À Tranmere, j’ai vécu de bons moments. Il y a beaucoup de choses qui me viennent en tête. Déjà, comme je l’ai dit précédemment, le départ de notre coach qui a été remplacé par le kiné. C’était étrange de se dire que ton kiné pouvait être aussi ton entraîneur (sourire). Mais maintenant que j’y pense, j’ai une anecdote plutôt folle. Je venais d’emménager avec mon ex-compagne et ma fille à côté de Liverpool car Tranmere se situe à quelques kilomètres. Un après-midi, on est allés au supermarché pour faire des courses. Au moment de rentrer dans le magasin, on voit voiture noire qui s’arrête à côté d’une femme avec un bébé. Des mecs sortent alors de la voiture, kidnappent le bébé et s’en vont comme si de rien n’était. Ce jour-là, je me suis dit pourquoi j’avais signé à Tranmere : “Qu’est-ce que je fous là ? C’est quoi ce quartier ?” Finalement, il ne s’est rien passé ensuite. Mais on a appris par la suite que le quartier où on habitait était assez difficile. Il y avait pas mal de choses bizarres qui s’y passaient…
Après mon départ de Tranmere en 2013, je reçois plusieurs offres, dont une de Leicester qui évoluait alors en Championship.
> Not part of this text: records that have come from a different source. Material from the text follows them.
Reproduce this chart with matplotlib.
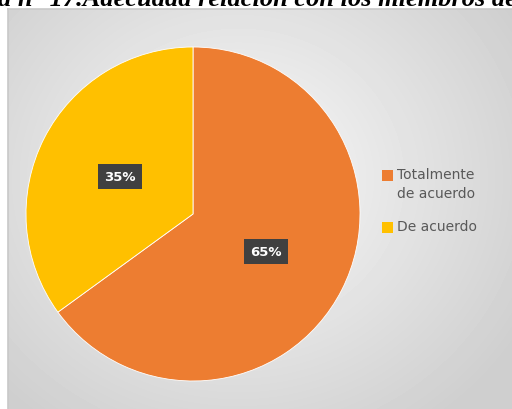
import numpy as np
import matplotlib.pyplot as plt
from matplotlib.patches import Rectangle

# data
labels = ['Totalmente\nde acuerdo', 'De acuerdo']
values = [65, 35]
colors = ['#ED7D31', '#FFC000']
title_text = 'a n° 17.Adecuada relación con los miembros de'

W, H = 512, 410
fig = plt.figure(figsize=(W / 100, H / 100), dpi=100)
fig.patch.set_facecolor('white')

# background of the chart area (radial gradient)
bg = fig.add_axes([8 / W, 0, (W - 8) / W, (H - 10) / H])
yy, xx = np.mgrid[0:400, 0:504]
d = np.sqrt(((xx - 230) / 330.0) ** 2 + ((yy - 170) / 300.0) ** 2)
d = np.clip(d, 0, 1)
g = 0.98 - 0.17 * d
bg.imshow(g, cmap='gray', vmin=0, vmax=1, aspect='auto', extent=[0, 504, 400, 0])
bg.set_xticks([])
bg.set_yticks([])
for s in ['right', 'bottom']:
    bg.spines[s].set_visible(False)
for s in ['top', 'left']:
    bg.spines[s].set_color('#c8c8c8')
    bg.spines[s].set_linewidth(1.2)

# pie
cx, cy, r = 193, 215, 167
ax = fig.add_axes([(cx - r) / W, (H - cy - r) / H, 2 * r / W, 2 * r / H])
ax.set_facecolor('none')
wedges, texts, autotexts = ax.pie(
    values, colors=colors, startangle=90, counterclock=False,
    autopct='%d%%', pctdistance=0.49,
    wedgeprops=dict(edgecolor='white', linewidth=0.6),
    textprops=dict(color='white', fontsize=9.5, fontweight='bold'))
for t in autotexts:
    t.set_bbox(dict(facecolor='#404040', edgecolor='none', boxstyle='square,pad=0.45'))
ax.set_xlim(-1, 1)
ax.set_ylim(-1, 1)
ax.set_aspect('equal')

# legend (square aligned with the first line of each label)
leg_tops = [168, 220]
for lab, col, top in zip(labels, colors, leg_tops):
    fig.patches.append(Rectangle((382 / W, (H - top - 14) / H), 11 / W, 11 / H,
                                 transform=fig.transFigure, facecolor=col,
                                 edgecolor='none'))
    fig.text(397 / W, (H - top) / H, lab, fontsize=10, color='#595959',
             ha='left', va='top', linespacing=1.5)

fig.text(-2 / W, (H - 6) / H, title_text, fontsize=19, fontweight='bold',
         fontstyle='italic', family='Liberation Serif', ha='left', va='baseline')

fig.savefig('out.png', dpi=100)
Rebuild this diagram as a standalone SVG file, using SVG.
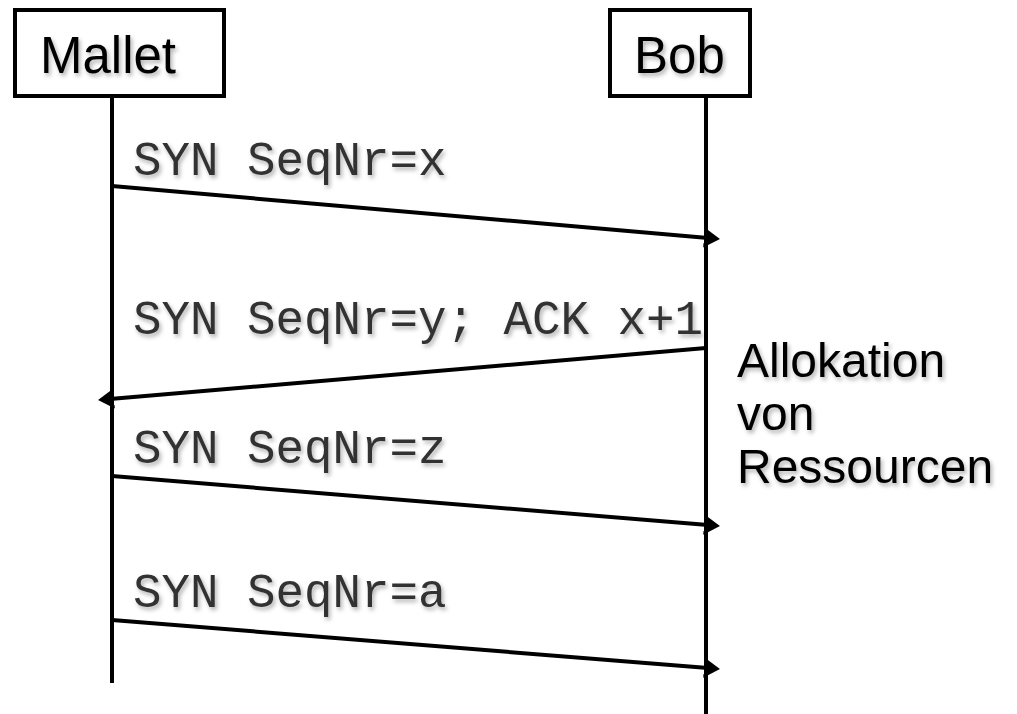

J’étais surpris par cette proposition. D’autres clubs, d’un niveau inférieur me voulaient également. Leicester est arrivé un peu de nulle part (sourire). À la base, j’hésitais entre Notts County qui évoluait comme Tranmere en League One, Wigan qui venait de descendre en Championship et Sheffield Wednesday. J’avais aussi reçu des propositions de Doncaster, Brentford, Barnsley et Watford. Mon objectif était d’aller dans un club en étant le numéro 1. C’est ce que me proposait Notts County et à l’époque, j’étais en bonne voie pour signer chez eux. Mais entre-temps, j’ai changé d’agent et c’est là que les ennuis ont commencé.
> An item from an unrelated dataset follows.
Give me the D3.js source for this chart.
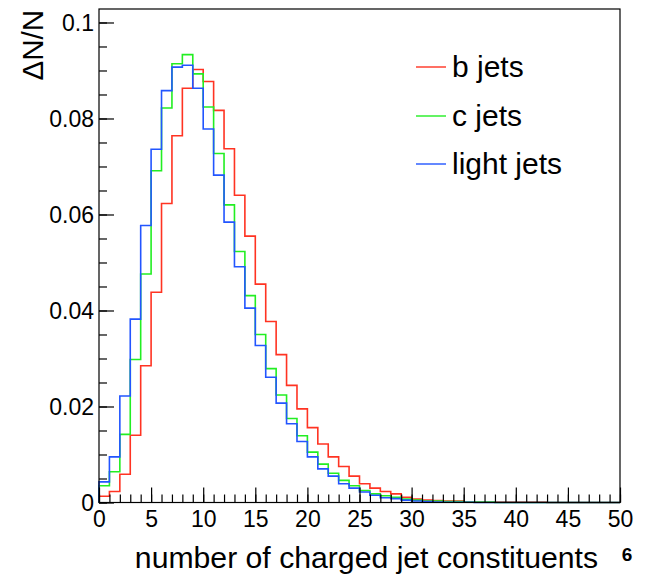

Comme je l’ai expliqué précédemment, au début de ma dernière année à Tranmere, le coach a voulu que j’aille en prêt. Il avait appelé plusieurs fois mon agent pour lui dire de démarcher des clubs. Personnellement, la situation m’arrangeait car à l’époque, je voulais pas que ce soit Tranmere qui fasse toutes les démarches. Je n’aurais pas eu mon mot à dire. Avec mon agent, c’était plus simple. Sauf que jusqu’en décembre, il n’a jamais répondu à mes messages ni à mes appels… En octobre, un agent est venu me voir : “Je suis intéressé par toi. Es-tu encore sous contrat avec ton agent actuel ?” À ce moment-là, je n’étais plus sous contrat avec lui car il ne répondait plus à mes messages. J’étais libre de choisir l’agent que je voulais. J’ai discuté avec le nouvel agent pendant plusieurs semaines et finalement, j’arrive à m’entendre avec lui.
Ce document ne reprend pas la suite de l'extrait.